Reading Stata files with Python

January 8th, 2018 — 4 min read

Stata is fine for the small stuff, but Python is way better for anything intensive. However, you'll often have data in Stata's .dta format that you need to read. This post will detail the nice features available in Python's Stata import.

We'll use the 1978 Automobile Data that comes with Stata. First export this data into a file in your working directory:

sysuse auto
save "auto.dta", replace

Now open up Python. First import Pandas, the module in Python used to work with rectangular data frames.

import pandas as pd

The most straightforward way to import a Stata file is a single line:

auto = pd.read_stata('auto.dta')

This is really simple, and is fine for small files, but with larger files, you often need to finesse your data import. Imagine you have a 100GB Stata file. For most computers, that's too big to import into memory.

First we need to create an iterator, which reads the metadata attached to the .dta file, but importantly doesn't read the data itself yet.

itr = pd.read_stata('auto.dta', iterator = True)

Now it's possible to read in just a chunk of the data at a time.

auto = itr.get_chunk(5)

You can also easily loop over the data like so:

itr = pd.read_stata('auto.dta', iterator = True, chunksize = 10)
for df in itr:
    # Program operating on 10 rows of the dataset at a time

Now without importing the file, we can get the data label, number of observations, number of variables, and the timestamp at which the data were last saved.

itr.data_label
itr.nobs
itr.nvar
itr.time_stamp

If we want to see the names and labels of the variables, we can use

itr.varlist
itr.variable_labels()

Note that itr.variable_labels() returns a dictionary where the keys of the dictionary are the variable names and the values of the dictionary are the variable labels.
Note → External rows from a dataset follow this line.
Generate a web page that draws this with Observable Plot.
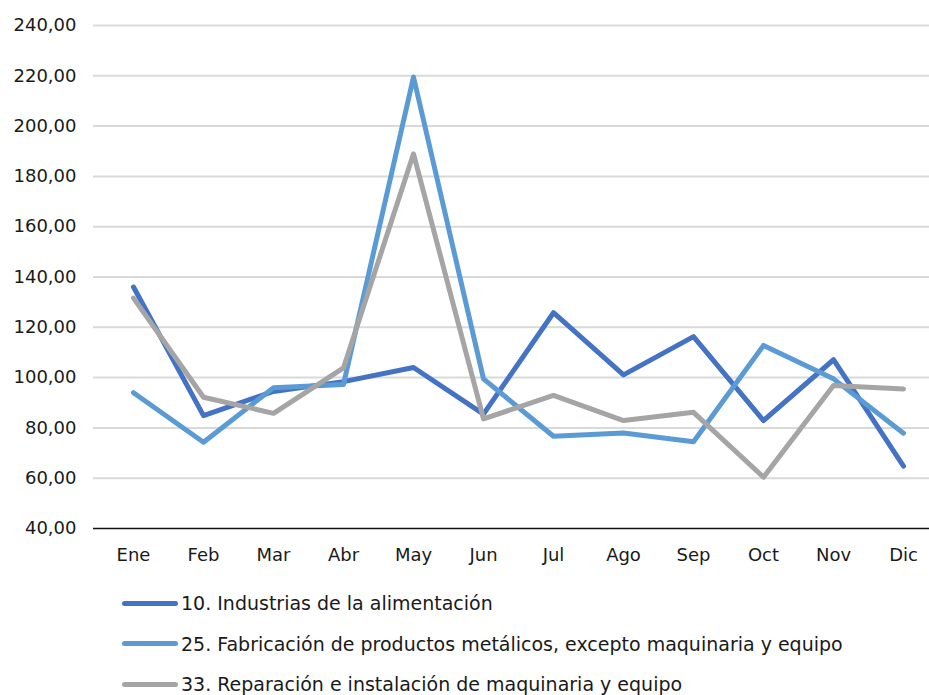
<!DOCTYPE html>
<html>
<head>
<meta charset="utf-8">
<script src="https://cdn.jsdelivr.net/npm/d3@7"></script>
<script src="https://cdn.jsdelivr.net/npm/@observablehq/plot@0.6"></script>
<style>
  body { margin: 0; background: #fff; font-family: "DejaVu Sans", sans-serif; }
  #chart { width: 929px; }
  #legend { padding-top: 8px; }
  .row { height: 40.5px; display: flex; align-items: center; font-size: 19px; color: #1a1a1a; white-space: nowrap; }
  .sw { margin-left: 122px; width: 56px; height: 5px; border-radius: 2.5px; margin-right: 3px; }
</style>
</head>
<body>
<div id="chart"></div>
<div id="legend"></div>
<script>
const months = ["Ene","Feb","Mar","Abr","May","Jun","Jul","Ago","Sep","Oct","Nov","Dic"];
const seriesNames = [
  "10. Industrias de la alimentación",
  "25. Fabricación de productos metálicos, excepto maquinaria y equipo",
  "33. Reparación e instalación de maquinaria y equipo"
];
const s10 = [136.0, 84.9, 94.5, 98.4, 104.0, 85.5, 125.8, 101.1, 116.3, 82.9, 107.1, 64.8];
const s25 = [94.0, 74.3, 96.0, 97.3, 219.5, 99.5, 76.7, 78.0, 74.5, 112.8, 99.5, 77.9];
const s33 = [131.6, 92.2, 85.8, 103.9, 189.0, 83.6, 92.9, 82.9, 86.2, 60.4, 96.9, 95.5];
const colors = ["#4472C4", "#5B9BD5", "#A5A5A5"];
const yTicks = [40, 60, 80, 100, 120, 140, 160, 180, 200, 220, 240];

const seriesValues = [s10, s25, s33];
const data = [];
seriesValues.forEach((vals, si) => {
  vals.forEach((v, i) => data.push({series: seriesNames[si], month: months[i], value: v}));
});

const fmt = d => d.toFixed(2).replace(".", ",");

const chart = Plot.plot({
  width: 929,
  height: 575,
  marginLeft: 93,
  marginRight: 0,
  marginTop: 25,
  marginBottom: 47,
  style: {fontFamily: "DejaVu Sans, sans-serif", fontSize: "18px", color: "#1a1a1a", background: "#fff"},
  x: {type: "point", domain: months, range: [128.3, 906.7], padding: 0, label: null},
  y: {domain: [40, 240], label: null},
  color: {domain: seriesNames, range: colors},
  marks: [
    Plot.ruleY(yTicks.filter(d => d > 40), {stroke: "#D9D9D9", strokeWidth: 2}),
    Plot.ruleY([40], {stroke: "#111", strokeWidth: 1.5}),
    Plot.axisY(yTicks, {tickSize: 0, tickPadding: 17, tickFormat: fmt, fontSize: 18, label: null}),
    Plot.axisX(months, {tickSize: 0, tickPadding: 20, fontSize: 18, label: null}),
    Plot.line(data, {x: "month", y: "value", stroke: "series", z: "series", strokeWidth: 5, strokeLinecap: "round", strokeLinejoin: "round"})
  ]
});
document.getElementById("chart").appendChild(chart);

const legend = document.getElementById("legend");
seriesNames.forEach((name, i) => {
  const row = document.createElement("div");
  row.className = "row";
  const sw = document.createElement("div");
  sw.className = "sw";
  sw.style.background = colors[i];
  const t = document.createElement("span");
  t.textContent = name;
  row.appendChild(sw);
  row.appendChild(t);
  legend.appendChild(row);
});
</script>
</body>
</html>
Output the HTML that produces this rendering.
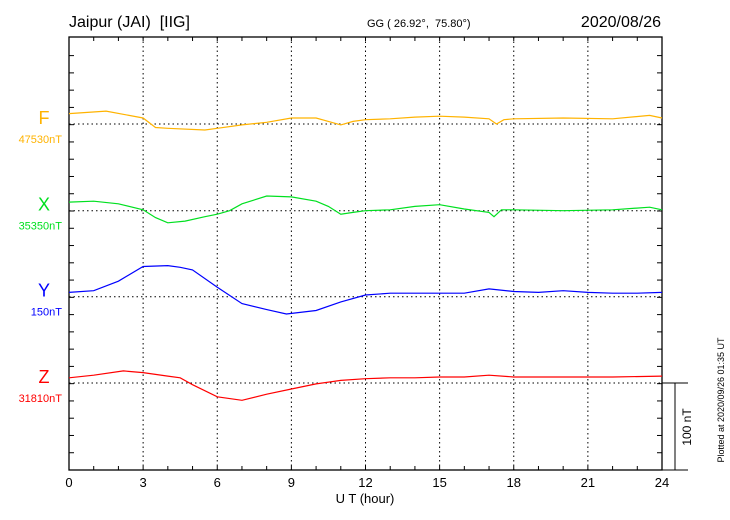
<!DOCTYPE html>
<html><head><meta charset="utf-8"><style>
body{margin:0;background:#fff;}
svg{display:block;font-family:"Liberation Sans",sans-serif;}
</style></head><body>
<svg id="chart" width="730" height="520" xmlns="http://www.w3.org/2000/svg">
<text x="69" y="27" font-size="16" fill="#000">Jaipur (JAI)&#160; [IIG]</text>
<text x="367" y="27" font-size="11" fill="#000">GG ( 26.92°,&#160; 75.80°)</text>
<text x="661" y="27" font-size="16" fill="#000" text-anchor="end">2020/08/26</text>
<text x="365" y="503" font-size="13" text-anchor="middle" fill="#000">U T (hour)</text>
<text transform="translate(724,400) rotate(-90)" font-size="9" text-anchor="middle" fill="#000">Plotted at 2020/09/26 01:35 UT</text>
<text transform="translate(691,427) rotate(-90)" font-size="12" text-anchor="middle" fill="#000">100 nT</text>
<g id="g"></g>
</svg>
<script>
const hoursF=[0,1.5,3,3.5,4,5.5,6,7,8,9,10,10.5,11,11.5,12,13,14,15,16,17,17.3,17.6,18,20,22,23.5,24];
const valuesF=[12,15,7,-4,-5,-7,-5,-1,2,7,7,3,-1,3,5,6,8,9,8,6,0,5,6,7,6,10,7];
const hoursX=[0,1,2,3,3.5,4,4.7,5.5,6,6.5,7,8,9,10,10.5,11,11.5,12,13,14,15,16,17,17.2,17.5,18,20,22,23.5,24];
const valuesX=[10,11,8,1,-8,-14,-12,-7,-4,0,8,17,16,11,5,-4,-2,0,1,5,7,2,-2,-7,1,1,0,1,4,1];
const hoursY=[0,1,2,3,4,4.5,5,6,7,8,8.8,10,11,12,13,14,15,16,17,18,19,20,21,22,23,24];
const valuesY=[5,7,18,35,36,34,31,11,-8,-15,-20,-16,-6,2,4,4,4,4,9,6,5,7,5,4,4,5];
const hoursZ=[0,1,2.2,3,4,4.5,5,6,7,8,9,10,11,12,13,14,15,16,17,18,20,22,24];
const valuesZ=[6,9,14,12,8,6,-2,-16,-20,-13,-7,-1,3,5,6,6,7,7,9,7,7,7,8];
const xTickLabels=["0","3","6","9","12","15","18","21","24"];
const seriesNames=["F","X","Y","Z"];
const baseLabels=["47530nT","35350nT","150nT","31810nT"];

const L=69,R=662,T=37,B=470,PXNT=0.8633;
const xs=h=>L+(R-L)*h/24;
const bases=[124,210.7,296.7,383];
const ys=(v,i)=>bases[i]-v*PXNT;
const NS="http://www.w3.org/2000/svg";
const g=document.getElementById('g');
function mk(tag,at){const e=document.createElementNS(NS,tag);for(const k in at)e.setAttribute(k,at[k]);g.appendChild(e);return e;}
const colors=["#ffb300","#00e020","#0000ff","#ff0000"];
for(let h=3;h<24;h+=3){const l=mk('line',{x1:xs(h),x2:xs(h),y1:T,y2:B,stroke:'#000','stroke-width':1,'stroke-dasharray':'1.5,3'});

}
bases.forEach((b,i)=>{const l=mk('line',{x1:L,x2:R,y1:b,y2:b,stroke:'#000','stroke-width':1,'stroke-dasharray':'1.5,3'});

});
const fr=mk('rect',{x:L,y:T,width:R-L,height:B-T,fill:'none',stroke:'#000','stroke-width':1.3});


for(let h=1;h<24;h++){mk('line',{x1:xs(h),x2:xs(h),y1:T,y2:T+4,stroke:'#000'});mk('line',{x1:xs(h),x2:xs(h),y1:B,y2:B-4,stroke:'#000'});}
for(let k=1;k<25;k++){const y=B-k*PXNT*20;if(y<=T+1)break;mk('line',{x1:L,x2:L+5,y1:y,y2:y,stroke:'#000'});mk('line',{x1:R,x2:R-5,y1:y,y2:y,stroke:'#000'});}
xTickLabels.forEach((t,i)=>{const e=mk('text',{x:xs(i*3),y:487,'font-size':13,'text-anchor':'middle',fill:'#000'});e.textContent=t;

});
const sb=mk('path',{d:`M${R},383H688M${R},${B}H688M675,383V${B}`,stroke:'#000',fill:'none'});


const H=[hoursF,hoursX,hoursY,hoursZ],V=[valuesF,valuesX,valuesY,valuesZ];
seriesNames.forEach((n,i)=>{
 const d=H[i].map((h,j)=>(j?'L':'M')+xs(h).toFixed(1)+','+ys(V[i][j],i).toFixed(1)).join('');
 const p=mk('path',{d:d,fill:'none',stroke:colors[i],'stroke-width':1.2});
 
 
 const t=mk('text',{x:44,y:bases[i]-0,'font-size':18,'text-anchor':'middle',fill:colors[i]});t.textContent=n;
 
 
 const b=mk('text',{x:62,y:bases[i]+19,'font-size':11,'text-anchor':'end',fill:colors[i]});b.textContent=baseLabels[i];
 
 
});
</script>
</body></html>
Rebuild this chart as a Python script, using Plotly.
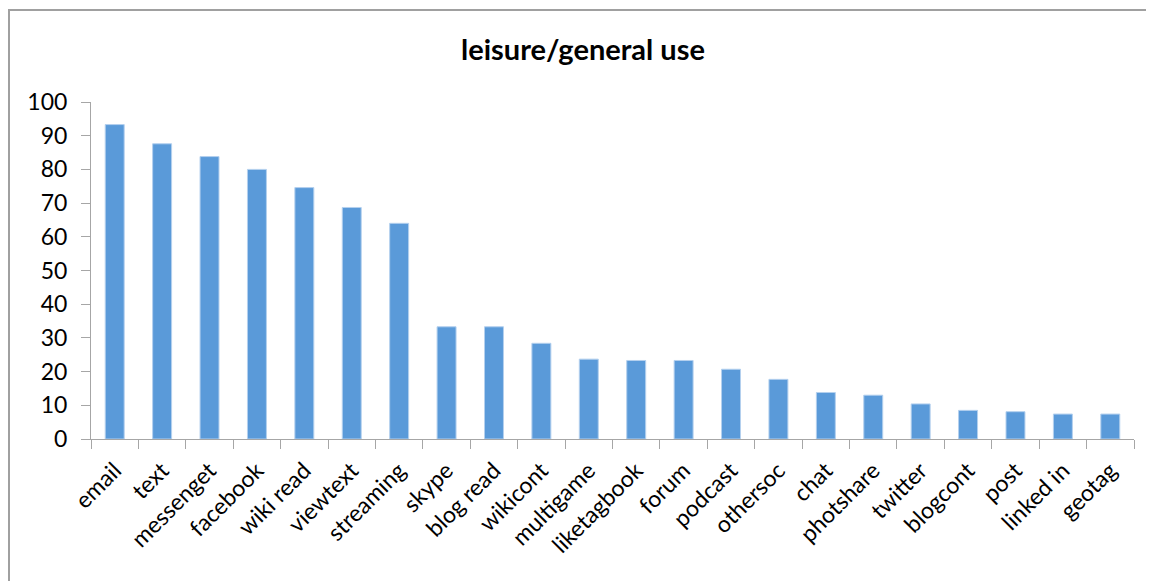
import plotly.graph_objects as go

categories = ["email", "text", "messenget", "facebook", "wiki read", "viewtext",
              "streaming", "skype", "blog read", "wikicont", "multigame",
              "liketagbook", "forum", "podcast", "othersoc", "chat", "photshare",
              "twitter", "blogcont", "post", "linked in", "geotag"]
values = [93.3, 87.6, 83.8, 80.0, 74.6, 68.7, 64.0, 33.3, 33.3, 28.4, 23.7,
          23.3, 23.3, 20.7, 17.7, 13.8, 13.0, 10.4, 8.5, 8.1, 7.4, 7.4]
y_ticks = [0, 10, 20, 30, 40, 50, 60, 70, 80, 90, 100]
title_text = "leisure/general use"

# page body has an 8px margin; size the figure so it ends at the window edge
OFF = 8
W, H = 1154 - OFF, 581 - OFF
L, R, T, B = 91 - OFF, 20, 102 - OFF, 142
pw, ph = W - L - R, H - T - B

def px_x(px):
    return (px - OFF - L) / pw

def px_y(py):
    return (H - B - (py - OFF)) / ph

FONT = "Lato, Carlito, Calibri, sans-serif"
AXIS_COL = "#a6a6a6"

fig = go.Figure(go.Bar(
    x=categories, y=values,
    marker=dict(color="#5a9ad9", line=dict(color="#b4d0ee", width=1)),
    hoverinfo="x+y",
))

fig.update_layout(
    width=W, height=H,
    margin=dict(l=L, r=R, t=T, b=B),
    paper_bgcolor="white", plot_bgcolor="white",
    bargap=0.6,
    showlegend=False,
    title=dict(text="<b>" + title_text + "</b>", x=(583 - OFF) / W, xanchor="center",
               y=1 - (50 - OFF) / H, yanchor="middle",
               font=dict(family=FONT, size=29, color="#000000")),
    font=dict(family=FONT, size=23, color="#000000"),
)
fig.update_xaxes(
    type="category", tickangle=-45, tickson="boundaries",
    ticks="outside", ticklen=9, tickcolor=AXIS_COL, tickwidth=1,
    showline=True, linecolor=AXIS_COL, linewidth=1,
    showgrid=False, zeroline=False, ticklabelstandoff=8,
    tickfont=dict(family=FONT, size=23, color="#000000"),
)
fig.update_yaxes(
    range=[0, 100], tickvals=y_ticks,
    ticks="outside", ticklen=9, tickcolor=AXIS_COL, tickwidth=1,
    showline=True, linecolor=AXIS_COL, linewidth=1,
    showgrid=False, zeroline=False, ticklabelstandoff=9,
    tickfont=dict(family=FONT, size=23, color="#000000"),
)

# chart-area border (top and left edges visible in the crop)
fig.add_shape(type="line", xref="paper", yref="paper",
              x0=px_x(8), x1=px_x(1160), y0=px_y(10), y1=px_y(10),
              line=dict(color="#a0a0a0", width=2))
fig.add_shape(type="line", xref="paper", yref="paper",
              x0=px_x(9), x1=px_x(9), y0=px_y(10), y1=px_y(590),
              line=dict(color="#a0a0a0", width=2))

fig.write_html("out.html")
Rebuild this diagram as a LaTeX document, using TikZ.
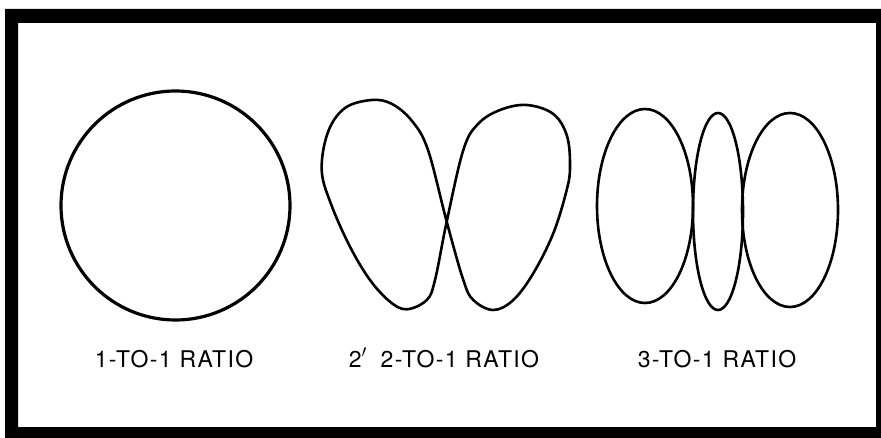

So we can access the labels with something like:

labels = itr.variable_labels()
# Gets the label of `mpg`
labels['mpg']
# Gets all keys
labels.keys()
# Gets all values
labels.values()

If you're working with a large dataset that might run up against memory constraints, you might want to keep in mind exactly how much memory the imported data will take up.

You can get a list of the number of bytes each column takes up with the col_sizes method:

itr.col_sizes

So in auto.dta, the first column takes up 18 bytes for each row, while the rest of the columns take up between 1 and 4 bytes.

Lets get a better idea of what data types these columns are.

itr.dtyplist
itr.fmtlist

The former shows you the data types that will be used in Python upon import and the latter shows the display formats the data had used in Stata (see help format).

From itr.dtyplist, we can see that the first column is a string of length 18, while the rest are types numpy.int8, numpy.int16, and numpy.float32. These data types come from Numpy, a scientific library that Pandas is based upon, and correspond to Stata's byte, int, and float, respectively (see Stata's help data types).

The size of the data in memory is almost exactly the number of rows times the sum of the number of bytes needed for each row. I.e. if the number of rows is

N

and the number of bytes each column uses is

B_{col}

then the total memory use of the dataset is

N * \sum_{col} B_{col}

This can be helpful with understanding how many rows of a file to import at once. Let's say you want to not use more than 1GB of memory at once. If you want to import all columns of auto.dta, each row takes up sum(itr.col_sizes) = 43 bytes. So the number of rows you can import at a time is

1024 MB * \frac{1024 KB}{1 MB} * \frac{1024 B}{1 KB} * \frac{1 \text{ row}}{43 B} \approx 25 \text{ million rows}

Obviously with the auto.dta dataset we don't need to add restrictions on rows or columns, but in datasets with columns -- especially those with many string columns -- you might not be able to read in your whole dataset at once.